During a conversation about a recent project I was working on it was put to me that we are all searching, trying to belong.  I don’t think I have but it made me question whether or not I might be, had been or should be. It was quite a revelation and I began to understand something about myself and the often contradictory nature of not only my own personality but also that of society.  For me the thought of belonging brought with it a sense of anxiety, that if I belonged, did that mean I was where I was meant to be. This statement in itself is also problematic for me, it hints at stasis. If I am where I am meant to be does that mean I am not meant to be anywhere else?  If I don't belong though, what does that say about me? I have associated more with not belonging than I have about belonging.

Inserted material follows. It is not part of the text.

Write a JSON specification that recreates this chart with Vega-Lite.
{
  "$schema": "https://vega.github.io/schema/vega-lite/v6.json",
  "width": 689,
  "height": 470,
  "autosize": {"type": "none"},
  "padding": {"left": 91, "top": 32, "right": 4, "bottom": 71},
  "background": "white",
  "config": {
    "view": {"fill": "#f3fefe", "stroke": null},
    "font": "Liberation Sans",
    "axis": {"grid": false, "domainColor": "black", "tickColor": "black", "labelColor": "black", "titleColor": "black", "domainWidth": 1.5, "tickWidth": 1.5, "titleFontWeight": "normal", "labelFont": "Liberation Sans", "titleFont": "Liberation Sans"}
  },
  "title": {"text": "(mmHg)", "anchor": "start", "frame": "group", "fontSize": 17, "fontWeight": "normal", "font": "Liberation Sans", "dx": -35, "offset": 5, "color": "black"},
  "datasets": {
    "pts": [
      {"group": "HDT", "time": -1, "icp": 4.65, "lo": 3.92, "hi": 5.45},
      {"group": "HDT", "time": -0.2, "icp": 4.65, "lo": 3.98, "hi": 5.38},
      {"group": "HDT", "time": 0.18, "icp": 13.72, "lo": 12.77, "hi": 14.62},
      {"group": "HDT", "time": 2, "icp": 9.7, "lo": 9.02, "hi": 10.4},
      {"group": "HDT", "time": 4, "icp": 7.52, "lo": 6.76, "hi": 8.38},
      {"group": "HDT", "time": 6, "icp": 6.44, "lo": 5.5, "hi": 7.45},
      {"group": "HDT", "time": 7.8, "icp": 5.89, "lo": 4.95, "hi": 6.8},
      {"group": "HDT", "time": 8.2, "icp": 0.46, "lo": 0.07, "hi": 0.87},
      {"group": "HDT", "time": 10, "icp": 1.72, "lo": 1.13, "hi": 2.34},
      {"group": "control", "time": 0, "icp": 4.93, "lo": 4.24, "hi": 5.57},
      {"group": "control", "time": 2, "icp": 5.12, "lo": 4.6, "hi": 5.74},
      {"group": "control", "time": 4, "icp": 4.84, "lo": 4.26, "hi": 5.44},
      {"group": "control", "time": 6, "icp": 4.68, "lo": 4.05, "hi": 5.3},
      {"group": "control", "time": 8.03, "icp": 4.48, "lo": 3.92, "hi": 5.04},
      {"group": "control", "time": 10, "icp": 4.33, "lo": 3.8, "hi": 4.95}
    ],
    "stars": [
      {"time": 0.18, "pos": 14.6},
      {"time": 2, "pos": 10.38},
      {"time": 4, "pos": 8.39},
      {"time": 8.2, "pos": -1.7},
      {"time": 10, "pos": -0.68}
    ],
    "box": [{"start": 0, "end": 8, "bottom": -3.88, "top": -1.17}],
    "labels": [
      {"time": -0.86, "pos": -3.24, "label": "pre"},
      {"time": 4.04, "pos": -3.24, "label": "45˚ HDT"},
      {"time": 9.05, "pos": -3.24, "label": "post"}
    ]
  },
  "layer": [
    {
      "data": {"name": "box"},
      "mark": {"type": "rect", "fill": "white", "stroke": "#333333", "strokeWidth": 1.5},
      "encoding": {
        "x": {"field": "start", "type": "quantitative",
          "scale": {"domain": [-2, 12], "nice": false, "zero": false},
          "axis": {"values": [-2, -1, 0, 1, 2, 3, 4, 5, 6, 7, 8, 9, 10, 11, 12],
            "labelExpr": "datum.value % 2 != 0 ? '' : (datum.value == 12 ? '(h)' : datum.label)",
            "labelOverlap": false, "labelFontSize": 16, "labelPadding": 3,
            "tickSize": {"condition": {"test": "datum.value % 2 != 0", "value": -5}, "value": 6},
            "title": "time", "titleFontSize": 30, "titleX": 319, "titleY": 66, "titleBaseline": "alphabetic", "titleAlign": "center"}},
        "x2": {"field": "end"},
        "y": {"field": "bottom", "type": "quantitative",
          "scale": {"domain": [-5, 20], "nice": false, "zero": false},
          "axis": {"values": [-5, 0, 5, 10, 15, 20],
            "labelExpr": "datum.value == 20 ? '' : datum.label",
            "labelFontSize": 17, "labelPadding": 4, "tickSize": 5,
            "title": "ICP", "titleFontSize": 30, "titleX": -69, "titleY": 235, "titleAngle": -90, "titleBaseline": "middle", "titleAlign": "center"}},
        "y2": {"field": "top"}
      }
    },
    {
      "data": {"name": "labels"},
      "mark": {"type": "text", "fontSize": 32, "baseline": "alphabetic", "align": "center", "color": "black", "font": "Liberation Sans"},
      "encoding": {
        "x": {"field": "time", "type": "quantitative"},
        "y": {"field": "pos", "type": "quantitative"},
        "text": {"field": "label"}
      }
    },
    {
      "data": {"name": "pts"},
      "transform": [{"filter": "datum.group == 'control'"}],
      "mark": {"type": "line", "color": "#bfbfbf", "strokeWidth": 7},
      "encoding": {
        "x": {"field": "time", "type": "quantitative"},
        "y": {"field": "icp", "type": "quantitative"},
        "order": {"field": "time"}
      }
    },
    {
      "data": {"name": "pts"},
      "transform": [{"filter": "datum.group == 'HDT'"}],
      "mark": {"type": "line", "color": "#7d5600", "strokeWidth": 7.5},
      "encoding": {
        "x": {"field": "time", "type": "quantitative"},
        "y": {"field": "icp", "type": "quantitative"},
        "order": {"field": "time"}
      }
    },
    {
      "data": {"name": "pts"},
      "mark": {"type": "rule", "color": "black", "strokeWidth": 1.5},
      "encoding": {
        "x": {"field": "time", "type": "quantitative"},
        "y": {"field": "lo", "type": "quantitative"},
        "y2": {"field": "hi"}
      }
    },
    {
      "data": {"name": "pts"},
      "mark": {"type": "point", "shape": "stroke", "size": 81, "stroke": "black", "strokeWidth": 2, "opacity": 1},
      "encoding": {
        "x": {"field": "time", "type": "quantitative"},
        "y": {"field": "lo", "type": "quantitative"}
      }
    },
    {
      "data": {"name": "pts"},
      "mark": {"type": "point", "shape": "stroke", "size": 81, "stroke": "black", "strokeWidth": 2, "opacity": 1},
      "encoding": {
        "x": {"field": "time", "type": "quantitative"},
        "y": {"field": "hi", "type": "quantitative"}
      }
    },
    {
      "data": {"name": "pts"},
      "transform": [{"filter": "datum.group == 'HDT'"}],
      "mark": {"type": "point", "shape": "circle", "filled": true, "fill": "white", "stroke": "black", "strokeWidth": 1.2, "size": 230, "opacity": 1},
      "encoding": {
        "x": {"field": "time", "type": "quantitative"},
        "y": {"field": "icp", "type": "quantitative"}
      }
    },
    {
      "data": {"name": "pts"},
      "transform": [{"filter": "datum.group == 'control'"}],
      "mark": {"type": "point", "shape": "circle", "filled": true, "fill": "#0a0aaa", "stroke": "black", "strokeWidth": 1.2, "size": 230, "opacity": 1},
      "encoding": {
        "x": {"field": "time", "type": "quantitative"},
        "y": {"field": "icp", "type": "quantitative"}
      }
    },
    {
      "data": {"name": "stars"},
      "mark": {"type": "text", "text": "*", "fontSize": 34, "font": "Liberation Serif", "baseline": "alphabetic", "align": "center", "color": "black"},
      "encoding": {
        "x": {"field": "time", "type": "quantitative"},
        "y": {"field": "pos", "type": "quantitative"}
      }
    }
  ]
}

This reflection has brought me to the thought that belonging is not about stasis, or conforming or being the same, it is about having the freedom to be an individual within a collective of other individuals without fear of judgement, ridicule or expulsion.  As a society it would appear we are far from achieving that.

So I ask myself what is belonging, what does it, what has it really meant to me, how has it manifested?  I belong within my family unit even if I have often felt a little on the outside, I always feel safe. I understand the family dynamics and my place within it.  I belonged within my circle of peers, growing up there were five of us, we were all very different but the relationship between us worked, even when it wasn’t working.  These examples of belonging didn’t cause me anxiety, their structure allowed me to breathe, allowed me to be me, to grow and develop and experiment, to make mistakes, to leave and to come back.  Forever a state of flux.

There is one element of belonging that continues to frustrate me and that is the possessive nature of it, particularly in relation to place.  I’ve moved around a fair bit, moving from Warwick to Stratford upon Avon when I was three years of age. My mum told me a story recently about an elderly lady saying to her “well you’re not a true Stratfordian, you weren’t born here”.  Yet she has spent more of her life living in Stratford than she did in Warwick where she was born and grew up.

If I use this strange manifesto, that to belong you have to have been born in that place, then  I belong in Warwick. I don’t remember living in Warwick.

Is there a rule book that I haven’t been privy to? A list of all the requirements, a tick box exercise to assess whether or not I belong?  Between the ages of 18 and 24 I moved seven times before moving to the house I have now lived in for 17 years - yet I don’t belong here.

My earliest memory is walking from the first family home in Stratford to our second house when I was five (where my parents still live).  I was excited to be moving, I pushed my pram full with some of my belongings … 

… things I owned, they belonged to me and nobody else.  I struggle to separate these different contexts. Is a sense of ownership required to feel you belong somewhere?  Perhaps I need to think wider than the individual, is it a collective sense of ownership that creates this belonging?

I’ve been working a lot with the different communities in the town I grew up in.  I was worried that I would be seen as an outsider because I no longer live there. However, those who still live in the town, who remember me as a child, a teenager, a young adult, who knew or know of my parents, accepted me as being ‘from Stratford’.  This isn’t belonging though even if it is a form of acceptance. I will say I’m from Stratford upon Avon, but I no longer feel I belong there. My connection to the town remains strong because my parents still live there, I have memories from the age of three to twenty-one of living there, but it is not the place I remember from growing up there.  When I walk around I don’t feel a sense of belonging.

The secondary school I attended was raised to the ground and re-built further down the road.  The cattle market has become the Arden Quarter a multi-complex of faceless apartments. I never went to the cattle market on market day, but would often race through it as a short-cut.  It was an eerie place, dark, echoing with an energy of terror. The local college of further education has expanded to include student accommodation. New road layouts, new buildings where there was once brown land, green land, industry.  Is belonging then about nostalgia? Or is it, as I previously questioned, a stasis?  

Belonging, for me, isn’t about places, bricks and mortar, ownership or nostalgia.  Belonging for me is about my family and that belonging doesn’t depend on geographical location.  Where I live, wherever they live we will always belong. There are no boxes to tick, no manifesto just unconditional love.